Electronic – why don’t we see more snubbers in schematics

emcnoisesnubberswitch-mode-power-supply

Introduction

Let me start by saying that I know what a snubber is and how to implement one. I learnt how to use them when developing power electronics. Needed to reduce EMI in switchers, but they are even more needed in order to not have exploding power FET's. Also often a trade-of between clean and efficient.

Example

So while being aware of the usefulness of snubbing, I was thinking about a filtering schematic that is used often in one way or another:

power supply -> Pi filter -> buck converter for point of load supply.

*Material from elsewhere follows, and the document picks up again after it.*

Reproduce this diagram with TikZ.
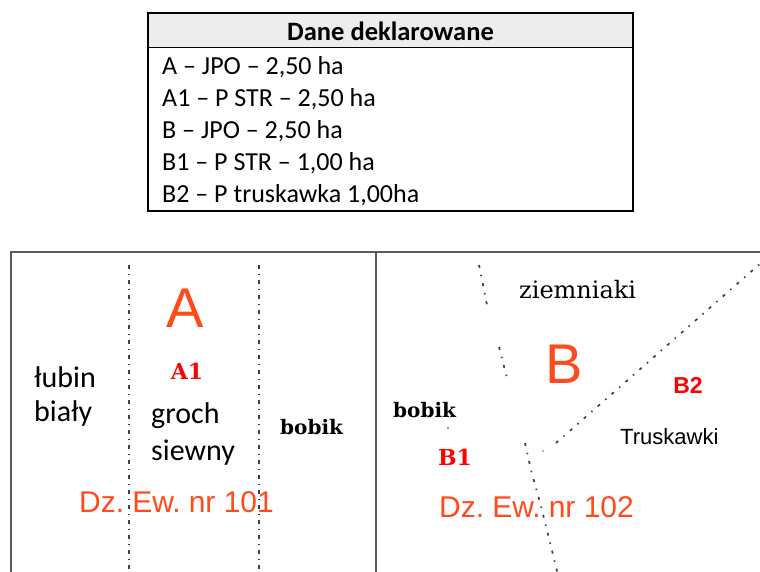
\documentclass[tikz,border=0pt]{standalone}
\usepackage{fontspec}
\setmainfont{Carlito}
\newfontfamily\arialf{Liberation Sans}
\newfontfamily\serifb{DejaVu Serif}
\definecolor{orred}{HTML}{FF4A1C}
\definecolor{framegray}{HTML}{5A5A5A}
\definecolor{headgray}{HTML}{EDEDED}
\begin{document}
\begin{tikzpicture}[x=1pt,y=-1pt,
  tabtxt/.style={anchor=west,inner sep=0pt,font=\fontsize{26}{28}\selectfont},
  cal/.style={anchor=west,inner sep=0pt,font=\fontsize{30}{32}\selectfont},
  bigred/.style={inner sep=0pt,text=orred,font=\arialf\fontsize{56}{60}\selectfont},
  dzred/.style={anchor=west,inner sep=0pt,text=orred,font=\arialf\fontsize{30}{32}\selectfont},
  redlab/.style={inner sep=0pt,text=red,font=\serifb\bfseries\fontsize{22}{24}\selectfont},
  boldser/.style={anchor=west,inner sep=0pt,font=\serifb\bfseries\fontsize{20}{22}\selectfont},
  dashdot/.style={line width=1.7pt,black!75,dash pattern=on 3.5pt off 5pt on 1.5pt off 5pt},
  sparse/.style={line width=1.7pt,black!75,dash pattern=on 3pt off 7pt on 1.5pt off 7pt},
  frame/.style={line width=2pt,framegray}]
\useasboundingbox (0,0) rectangle (760,571);
% table
\fill[headgray] (148,13) rectangle (633,47);
\draw[line width=1.8pt] (148,13) rectangle (633,211);
\draw[line width=1pt] (148,47) -- (633,47);
\node[inner sep=0pt,font=\bfseries\fontsize{26.5}{28}\selectfont] (hd) at (390.5,31) {Dane deklarowane};
\node[tabtxt] (r1) at (162,67) {A – JPO – 2,50 ha};
\node[tabtxt] (r2) at (162,99) {A1 – P STR – 2,50 ha};
\node[tabtxt] (r3) at (162,131) {B – JPO – 2,50 ha};
\node[tabtxt] (r4) at (162,163) {B1 – P STR – 1,00 ha};
\node[tabtxt] (r5) at (162,195) {B2 – P truskawka 1,00ha};
% frame
\draw[frame] (11,575) -- (11,252) -- (765,252);
\draw[frame] (376,252) -- (376,575);
% dotted lines left
\draw[dashdot] (129,265) -- (129,575);
\draw[dashdot] (259,265) -- (259,575);
% right lines
\draw[sparse] (479,265) -- (488,310);
\draw[sparse] (499,347) -- (507,378);
\fill[black!80] (448,428) circle (0.9pt);
\draw[sparse] (525,443) -- (531,470) -- (542,510) -- (558,575);
\draw[sparse] (556,443) -- (762,262);
\fill[green!70!black] (543,451) circle (0.8pt);
% texts left
\node[bigred] (A) at (185,308) {A};
\node[redlab] (A1) at (187,371) {A1};
\node[cal] (lub) at (34,377) {łubin};
\node[cal] (bia) at (34,413) {biały};
\node[cal] (gro) at (151,416) {groch};
\node[cal] (sie) at (151,453) {siewny};
\node[boldser] (bob1) at (280,427) {bobik};
\node[dzred] (dz1) at (79,502) {Dz.\hspace{-3pt} Ew.\hspace{-3pt} nr 101};
% texts right
\node[anchor=west,inner sep=0pt,font=\serifb\fontsize{24}{26}\selectfont] (zie) at (519,290) {ziemniaki};
\node[bigred] (B) at (564,364) {B};
\node[inner sep=0pt,text=red,font=\arialf\bfseries\fontsize{23}{25}\selectfont] (B2) at (688,385) {B2};
\node[boldser] (bob2) at (393,410) {bobik};
\node[redlab] (B1) at (455,457) {B1};
\node[anchor=west,inner sep=0pt,font=\arialf\fontsize{22}{24}\selectfont] (tru) at (620,437) {Truskawki};
\node[dzred] (dz2) at (439,507) {Dz.\hspace{-3pt} Ew.\hspace{-3pt} nr 102};
\end{tikzpicture}
\end{document}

In the schematic below it's represented with a ferrite bead equivalent on the left hand side and input cap of buck on the right hand side, with an equivalent load of the buck of 1.5W on 12V supply rail. There's the 1nH inductor in between to represent a PCB track.
Just look at the terrible 20dB peak, smack in the middle of the audio band. I wouldn't like anything like that feeding audio circuitry.
without snubbing

Add 2 snubbers and look how clean it can be:
with snubbing

Question

Other than accross switching elements with parasitic capacitance (mostly FET's and diodes), I don't ever see mentioning of snubbers. Why is that? Am I overcomplicating things, being paranoid, or do I have a blind spot somewhere that would render the snubbers in above example useless?

Best Answer

They're referred to as damping components in this context, not snubbers. I assume because in power switching you're dealing with inductive kick from interrupting current, whereas in signal applications you're dealing with resonant peaking.